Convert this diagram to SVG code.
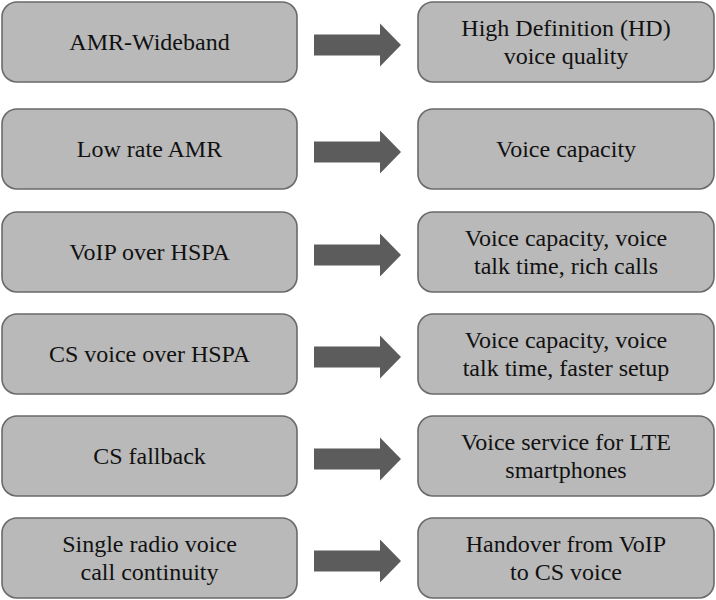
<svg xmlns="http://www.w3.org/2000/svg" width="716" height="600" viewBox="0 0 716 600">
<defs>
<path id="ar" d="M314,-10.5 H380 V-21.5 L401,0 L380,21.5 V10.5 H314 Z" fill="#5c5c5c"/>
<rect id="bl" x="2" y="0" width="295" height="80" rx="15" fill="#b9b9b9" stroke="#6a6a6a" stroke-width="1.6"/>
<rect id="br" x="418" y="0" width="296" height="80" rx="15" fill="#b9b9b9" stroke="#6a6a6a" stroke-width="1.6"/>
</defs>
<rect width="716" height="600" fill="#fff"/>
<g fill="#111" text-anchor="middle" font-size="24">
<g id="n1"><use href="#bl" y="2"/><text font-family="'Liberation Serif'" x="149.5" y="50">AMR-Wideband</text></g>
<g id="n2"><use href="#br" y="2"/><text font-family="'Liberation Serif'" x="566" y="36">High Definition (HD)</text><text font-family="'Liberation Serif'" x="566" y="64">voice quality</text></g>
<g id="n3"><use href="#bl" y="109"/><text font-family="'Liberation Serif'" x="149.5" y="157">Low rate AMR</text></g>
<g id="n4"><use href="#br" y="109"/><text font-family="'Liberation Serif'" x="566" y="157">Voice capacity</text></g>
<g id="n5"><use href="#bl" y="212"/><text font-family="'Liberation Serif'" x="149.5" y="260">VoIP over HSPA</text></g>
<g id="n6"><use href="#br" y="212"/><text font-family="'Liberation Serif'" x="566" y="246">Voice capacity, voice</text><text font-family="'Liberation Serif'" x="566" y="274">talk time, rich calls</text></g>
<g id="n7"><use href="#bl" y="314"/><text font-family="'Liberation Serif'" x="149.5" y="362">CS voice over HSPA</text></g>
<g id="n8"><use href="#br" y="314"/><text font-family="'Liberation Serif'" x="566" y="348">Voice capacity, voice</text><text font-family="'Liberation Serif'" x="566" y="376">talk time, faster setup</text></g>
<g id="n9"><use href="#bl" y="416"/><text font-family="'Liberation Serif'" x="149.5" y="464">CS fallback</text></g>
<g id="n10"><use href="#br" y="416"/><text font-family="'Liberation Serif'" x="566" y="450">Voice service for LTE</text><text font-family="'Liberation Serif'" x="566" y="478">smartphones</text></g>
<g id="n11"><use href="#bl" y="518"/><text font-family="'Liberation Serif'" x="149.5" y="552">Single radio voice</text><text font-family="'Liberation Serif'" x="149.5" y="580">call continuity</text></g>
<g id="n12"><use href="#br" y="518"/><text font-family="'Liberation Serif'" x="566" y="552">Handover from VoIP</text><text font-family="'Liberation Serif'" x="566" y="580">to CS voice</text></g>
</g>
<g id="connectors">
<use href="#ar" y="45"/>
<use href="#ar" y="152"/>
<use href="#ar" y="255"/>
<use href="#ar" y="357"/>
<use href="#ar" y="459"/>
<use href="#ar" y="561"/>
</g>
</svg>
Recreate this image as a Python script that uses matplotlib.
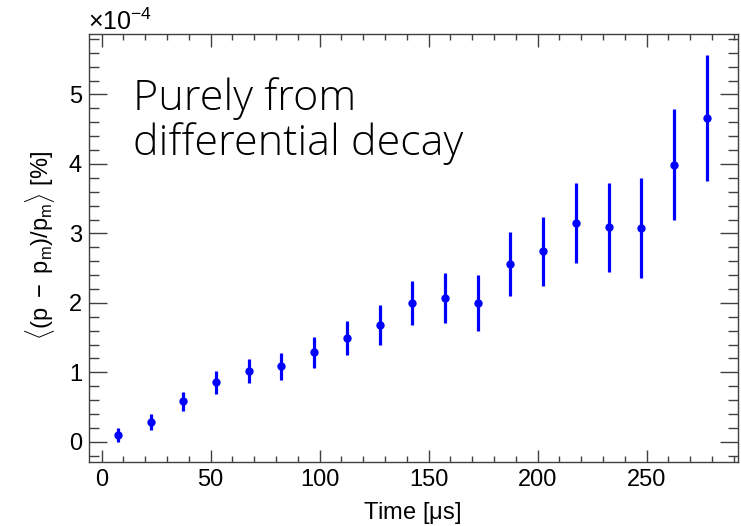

Given problem:
Pictures are to be left out; the records above must be repeated word for word.

Finished exercise:
Convert this diagram to SVG code.
<svg xmlns="http://www.w3.org/2000/svg" width="716" height="600" viewBox="0 0 716 600">
<defs>
<path id="ar" d="M314,-10.5 H380 V-21.5 L401,0 L380,21.5 V10.5 H314 Z" fill="#5c5c5c"/>
<rect id="bl" x="2" y="0" width="295" height="80" rx="15" fill="#b9b9b9" stroke="#6a6a6a" stroke-width="1.6"/>
<rect id="br" x="418" y="0" width="296" height="80" rx="15" fill="#b9b9b9" stroke="#6a6a6a" stroke-width="1.6"/>
</defs>
<rect width="716" height="600" fill="#fff"/>
<g fill="#111" text-anchor="middle" font-size="24">
<g id="n1"><use href="#bl" y="2"/><text font-family="'Liberation Serif'" x="149.5" y="50">AMR-Wideband</text></g>
<g id="n2"><use href="#br" y="2"/><text font-family="'Liberation Serif'" x="566" y="36">High Definition (HD)</text><text font-family="'Liberation Serif'" x="566" y="64">voice quality</text></g>
<g id="n3"><use href="#bl" y="109"/><text font-family="'Liberation Serif'" x="149.5" y="157">Low rate AMR</text></g>
<g id="n4"><use href="#br" y="109"/><text font-family="'Liberation Serif'" x="566" y="157">Voice capacity</text></g>
<g id="n5"><use href="#bl" y="212"/><text font-family="'Liberation Serif'" x="149.5" y="260">VoIP over HSPA</text></g>
<g id="n6"><use href="#br" y="212"/><text font-family="'Liberation Serif'" x="566" y="246">Voice capacity, voice</text><text font-family="'Liberation Serif'" x="566" y="274">talk time, rich calls</text></g>
<g id="n7"><use href="#bl" y="314"/><text font-family="'Liberation Serif'" x="149.5" y="362">CS voice over HSPA</text></g>
<g id="n8"><use href="#br" y="314"/><text font-family="'Liberation Serif'" x="566" y="348">Voice capacity, voice</text><text font-family="'Liberation Serif'" x="566" y="376">talk time, faster setup</text></g>
<g id="n9"><use href="#bl" y="416"/><text font-family="'Liberation Serif'" x="149.5" y="464">CS fallback</text></g>
<g id="n10"><use href="#br" y="416"/><text font-family="'Liberation Serif'" x="566" y="450">Voice service for LTE</text><text font-family="'Liberation Serif'" x="566" y="478">smartphones</text></g>
<g id="n11"><use href="#bl" y="518"/><text font-family="'Liberation Serif'" x="149.5" y="552">Single radio voice</text><text font-family="'Liberation Serif'" x="149.5" y="580">call continuity</text></g>
<g id="n12"><use href="#br" y="518"/><text font-family="'Liberation Serif'" x="566" y="552">Handover from VoIP</text><text font-family="'Liberation Serif'" x="566" y="580">to CS voice</text></g>
</g>
<g id="connectors">
<use href="#ar" y="45"/>
<use href="#ar" y="152"/>
<use href="#ar" y="255"/>
<use href="#ar" y="357"/>
<use href="#ar" y="459"/>
<use href="#ar" y="561"/>
</g>
</svg>
Recreate this image as a Python script that uses matplotlib.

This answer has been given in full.